As most employers know, the United States Department of Labor has extensive regulations regarding the nature and scope of records employers covered by the Act must maintain. See 29 CFR § 516.1, et seq. Many state laws contain analogous provisions. See, e.g. NY Labor Law § 195. While violations of these recordkeeping requirements can lead to civil penalties, (standing alone a reason for compliance), wage records can be even more important as evidence of hours worked in defending claims for alleged unpaid overtime. See our earlier discussion regarding the implications of failing to maintain such records for the defense of wage/hour claims here.

However, employers also need to understand that falsification of wage and benefits records can also give rise to criminal penalties. The recent New York State court decision in People v Saxton, 2010 NY Slip Op 6011, 1 (3d Dep’t 2010) is exemplary. In Saxton a New York state appeals court reviewed the jury conviction of the former executive of a failing business on three counts, including “falsifying business records in the first degree.”

The Defendant, Richard Saxton, had been the officer of a fledgling Internet start-up, Wurld Media, Inc. He supervised the company’s payroll and its general ledger. When Wurld Media encountered serious financial difficulty, it suspended payroll (a likely wage-and-hour violation itself), and instituted an “advance” program, wherein employees who had not received their regular paychecks could “request an advance of money when needed.” Wurld Media, through Defendant, listed these payments as loans, not wage payments, and as such did not pay taxes on these amounts.

After Wurld Media employees complained to the criminal authorities regarding the company’s failure to pay wages, an investigation was conducted giving rise to a nine-count indictment which included charges of: 1) offering a false instrument for filing in the first degree (two counts); 2) falsifying business records in the first degree, 3) failure to withhold income taxes, 4) failure to pay benefits, 5) grand larceny in the second degree, 6) grand larceny in the third degree, 7) criminal contempt in the second degree, and 8) money laundering in the fourth degree. Saxton was convicted on several of these charges.

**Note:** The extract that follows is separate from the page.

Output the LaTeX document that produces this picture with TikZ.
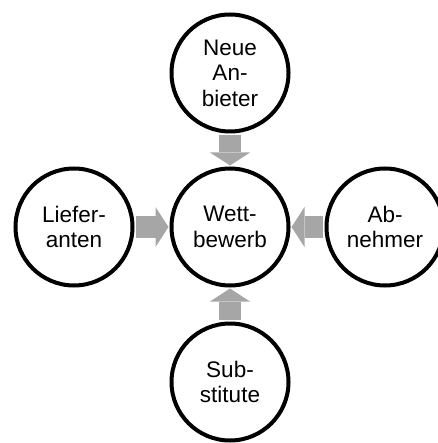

In upholding Saxton’s conviction for falsifying business records, the appeals court cited evidence in the record “[that] payroll taxes were not withheld from those advances, that Wurld Media recorded those advances as loans on the general ledger and that defendant signed two quarterly tax reports that did not reflect that those advances were, in fact, payroll to avoid payroll tax liabilities.” 

Saxton is not an isolated case. In 2008, a prominent New York restaurateur was arraigned on 242 counts of, among other offenses, failing to pay wages, falsifying business records and defrauding the state unemployment insurance system. See “The American Dream, Delivered Perhaps Too Much on the Cheap” (The New York Times December 18, 2008). Failure to maintain proper wage records can have serious ramifications for a business. Creating and maintaining false ones is, unsurprisingly, even more dangerous for employers and executives.